Silvertown celebrates – Memories between joy and sadness

A divine service for the departed on the congregation’s anniversary? Sure! It is not out place, at least not in Silvertown (South Africa). Joy and grief go hand in hand there.

The Silvertown church in Cape Town is well known as a concert auditorium. This past Saturday, glorious voices accompanied by an orchestra and the magnificent pipe organ filled the 1,600-seat auditorium. This time, however, the congregation was celebrating itself. The occasion: “Silvertown turns 40”.

The series of events in celebration of the anniversary began on Saturday morning with a photo exhibition, tracing the history of the congregation. Different booths in the entrance hall and the church hall showcased the various phases of the congregation’s development. Members from the congregation were available to share facts from the period in question.

The highlight of the celebration was the divine service for the departed, which District Apostle John L. Kriel conducted. There are good reasons why such a commemorative service should take place in this very church.

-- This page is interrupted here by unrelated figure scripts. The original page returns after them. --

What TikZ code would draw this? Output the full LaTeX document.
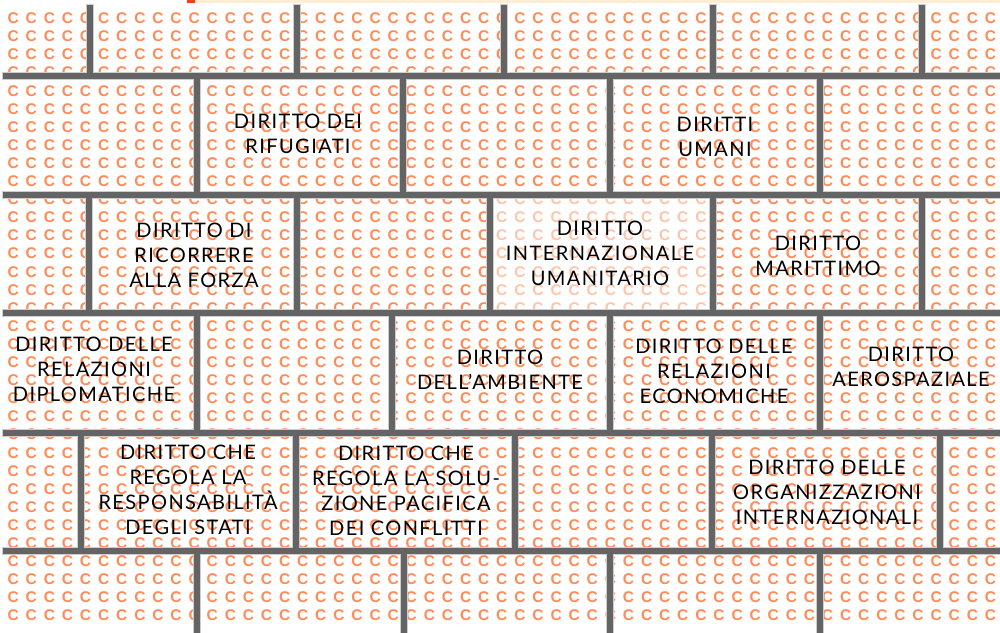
\documentclass[tikz,border=0pt]{standalone}
\usepackage{fontspec}
\setmainfont[LetterSpace=7]{Lato}
\newfontfamily\cfont{Liberation Sans}
\definecolor{corange}{RGB}{255,140,88}
\definecolor{mortarc}{RGB}{100,100,100}
\definecolor{haloc}{RGB}{205,205,205}
\definecolor{stripred}{RGB}{250,60,20}
\definecolor{strippeach}{RGB}{255,238,212}
\newcommand\cbox{\makebox[18.1pt]{C}}
\newcommand\ctenbox{\cbox\cbox\cbox\cbox\cbox\cbox\cbox\cbox\cbox\cbox}
\newcommand\crowtext{\ctenbox\ctenbox\ctenbox\ctenbox\ctenbox\cbox\cbox\cbox\cbox\cbox}
\newcommand\mortarpaths[1]{%
  \foreach \yy in {76,195,313,433,551} \draw[#1] (6,\yy) -- (1000,\yy);
  \foreach \xx in {90,297,504,713,922} \draw[#1] (\xx,8) -- (\xx,76);
  \foreach \xx in {197,403,610,820} \draw[#1] (\xx,76) -- (\xx,195);
  \foreach \xx in {89,297,490,713,922} \draw[#1] (\xx,195) -- (\xx,313);
  \foreach \xx in {197,392,610,820} \draw[#1] (\xx,313) -- (\xx,433);
  \foreach \xx in {81,296,515,712,940} \draw[#1] (\xx,433) -- (\xx,551);
  \foreach \xx in {197,404,610,820} \draw[#1] (\xx,551) -- (\xx,632);
}
\begin{document}
\begin{tikzpicture}[x=1pt,y=-1pt,
  mortar/.style={line width=6pt,draw=mortarc,line cap=rect},
  halo/.style={line width=8.5pt,draw=haloc,line cap=rect},
  lbl/.style={align=center,font=\fontsize{20}{25}\selectfont,text=black,inner sep=0pt},
  crow/.style={anchor=west,inner sep=0pt,font=\cfont\bfseries\fontsize{15.5}{15.5}\selectfont,text=corange}]
\useasboundingbox (0,0) rectangle (1000,632);
\fill[white] (0,0) rectangle (1000,632);
\fill[stripred] (187,0) rectangle (195,3);
\fill[strippeach] (195,0) rectangle (1000,3);
\foreach \j in {0,...,33} \node[crow] (row\j) at (3.95,{18.3+18.1*\j}) {\crowtext};
\fill[white,opacity=0.5] (490,195) rectangle (713,313);
\mortarpaths{halo}
\mortarpaths{mortar}
\node[lbl] (rifugiati) at (298,134) {DIRITTO DEI\\RIFUGIATI};
\node[lbl] (umani) at (715,137) {DIRITTI\\UMANI};
\node[lbl] (forza) at (194,255) {DIRITTO DI\\RICORRERE\\ALLA FORZA};
\node[lbl] (umanitario) at (600,253) {DIRITTO\\INTERNAZIONALE\\UMANITARIO};
\node[lbl] (marittimo) at (818,256) {DIRITTO\\MARITTIMO};
\node[lbl] (diplomatiche) at (94,369) {DIRITTO DELLE\\RELAZIONI\\DIPLOMATICHE};
\node[lbl] (ambiente) at (500,370) {DIRITTO\\DELL’AMBIENTE};
\node[lbl] (economiche) at (714,371) {DIRITTO DELLE\\RELAZIONI\\ECONOMICHE};
\node[lbl] (aerospaziale) at (911,367) {DIRITTO\\AEROSPAZIALE};
\node[lbl] (responsabilita) at (188,490) {DIRITTO CHE\\REGOLA LA\\RESPONSABILITÀ\\DEGLI STATI};
\node[lbl] (conflitti) at (406,491) {DIRITTO CHE\\REGOLA LA SOLU-\\ZIONE PACIFICA\\DEI CONFLITTI};
\node[lbl] (organizzazioni) at (827,492) {DIRITTO DELLE\\ORGANIZZAZIONI\\INTERNAZIONALI};
\end{tikzpicture}
\end{document}
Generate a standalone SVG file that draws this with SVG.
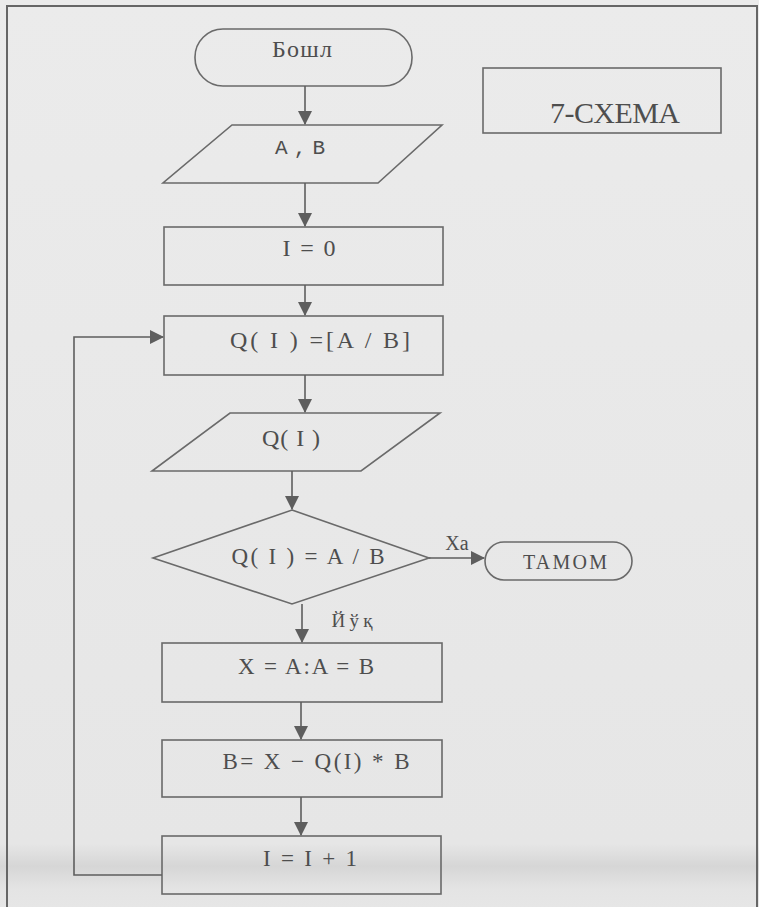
<svg xmlns="http://www.w3.org/2000/svg" width="759" height="907" viewBox="0 0 759 907">
<defs>
<linearGradient id="bg" x1="0" y1="0" x2="0" y2="1">
<stop offset="0" stop-color="#ebebeb"/>
<stop offset="0.93" stop-color="#e6e6e6"/>
<stop offset="0.955" stop-color="#d6d6d6"/>
<stop offset="0.98" stop-color="#e4e4e4"/>
<stop offset="1" stop-color="#e6e6e6"/>
</linearGradient>
<marker id="ah" viewBox="0 0 14 14" refX="13" refY="7" markerWidth="14" markerHeight="14" markerUnits="userSpaceOnUse" orient="auto">
<path d="M0,0 L14,7 L0,14 Z" fill="#5e5e5e"/>
</marker>
</defs>
<style>
.s{fill:none;stroke:#6a6a6a;stroke-width:1.6}
.c{fill:none;stroke:#5e5e5e;stroke-width:1.6}
.t{font-family:"Liberation Serif","Times New Roman",serif;fill:#4e4e4e;text-anchor:middle}
.m{font-family:"Liberation Mono","Courier New",monospace;fill:#4e4e4e;text-anchor:middle}
</style>
<rect width="759" height="907" fill="url(#bg)"/>
<path d="M7,907 V6 H757 V907" fill="none" stroke="#666" stroke-width="2"/>

<g id="n_start"><rect class="s" x="195" y="29" width="217" height="57" rx="28"/><text class="t" x="302" y="57" font-size="24" textLength="60">Бошл</text></g>
<g id="n_title"><rect class="s" x="483" y="68" width="238" height="65"/><text class="t" x="615" y="123" font-size="30" textLength="130">7-CXEMA</text></g>
<g id="n_input"><polygon class="s" points="232,125 442,125 378,183 163,183"/><text class="m" x="300" y="154" font-size="21" textLength="50">A , B</text></g>
<g id="n_init"><rect class="s" x="164" y="227" width="279" height="58"/><text class="t" x="309" y="256" font-size="24" textLength="53">I = 0</text></g>
<g id="n_q"><rect class="s" x="164" y="316" width="279" height="59"/><text class="t" x="320" y="348" font-size="24" textLength="180">Q( I ) =[A / B]</text></g>
<g id="n_out"><polygon class="s" points="230,413 440,413 361,471 152,471"/><text class="t" x="291" y="446" font-size="24" textLength="58">Q( I )</text></g>
<g id="n_dec"><polygon class="s" points="292,510 429,558 292,604 153,558"/><text class="t" x="308" y="564" font-size="23" textLength="153">Q( I ) = A / B</text></g>
<g id="n_end"><rect class="s" x="485" y="542" width="147" height="38" rx="19"/><text class="t" x="565" y="569" font-size="20" textLength="84">TAMOM</text></g>
<g id="n_x"><rect class="s" x="162" y="643" width="280" height="59"/><text class="t" x="306" y="674" font-size="23" textLength="136">X = A:A = B</text></g>
<g id="n_b"><rect class="s" x="162" y="740" width="280" height="57"/><text class="t" x="316" y="769" font-size="23" textLength="187">B= X − Q(I)  * B</text></g>
<g id="n_inc"><rect class="s" x="162" y="836" width="279" height="58"/><text class="t" x="310" y="866" font-size="23" textLength="94">I = I + 1</text></g>

<g id="connectors">
<path class="c" d="M305,86 V124" marker-end="url(#ah)"/>
<path class="c" d="M305,183 V226" marker-end="url(#ah)"/>
<path class="c" d="M305,285 V315" marker-end="url(#ah)"/>
<path class="c" d="M305,375 V412" marker-end="url(#ah)"/>
<path class="c" d="M292,471 V509" marker-end="url(#ah)"/>
<path class="c" d="M429,558 H484" marker-end="url(#ah)"/>
<path class="c" d="M302,604 V642" marker-end="url(#ah)"/>
<path class="c" d="M301,702 V739" marker-end="url(#ah)"/>
<path class="c" d="M301,797 V835" marker-end="url(#ah)"/>
<path class="c" d="M162,875 H74 V337 H163" marker-end="url(#ah)"/>
<text class="t" x="457" y="550" font-size="20">Xa</text>
<text class="t" x="352" y="627" font-size="19" textLength="41">Йўқ</text>
</g>
</svg>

Forging ahead with internationalisation

“Now, remain apostolic …” These were Ernst Streckeisen’s words as he said goodbye at the airport in Switzerland in October 1978. He had not even been in office for four years, but had already made his mark and set milestones: he drove the internationalisation of the New Apostolic Church on.

Ernst Streckeisen was the first Chief Apostle to convene an International Apostle Meeting, in Kitchener (Canada). He established the first worldwide governing body within the New Apostolic Church: the International Apostle Unity. And he transferred the official seat of the Church to Switzerland. This allowed for access to many countries that had until then been closed off to the Church.

Within the space of two years, Ernst Streckeisen visited the brothers and sisters on almost all continents. Australia (March 1976), Asia (July/August 1976), North America (June 1977), South America (March/April 1978), and South Africa (October/November 1978). His trip to South Africa would be his last one, and one he would not return from.

A sudden death

Thousands of brothers and sisters were lining the roads at DF Malan Airport when Chief Apostle Streckeisen arrived there at the beginning of November 1978. On Saturday, 4 November he dedicated the newly built church in Silvertown, replacing a building from 1959 that had become too small. “As far as I know, this building is currently the largest New Apostolic church in the world,” he said at the time. “We do not credit ourselves with it; it is all due to our heavenly Father in heaven.”

After the service, the Chief Apostle complained of pain in his leg in which he had developed a blood clot several years before. However, he insisted on conducting the service for the departed the next morning.

It was the first divine service for the departed by a Chief Apostle on African soil. And it was to be the last divine service which Chief Apostle Ernst Streckeisen conducted. Because in the early morning hours of 8 November he passed away following a stroke.

“For us this has great significance,” correspondent Kennard Kotze says. “The visit to Cape Town will always be remembered as a time of profound joy and deepest sadness.”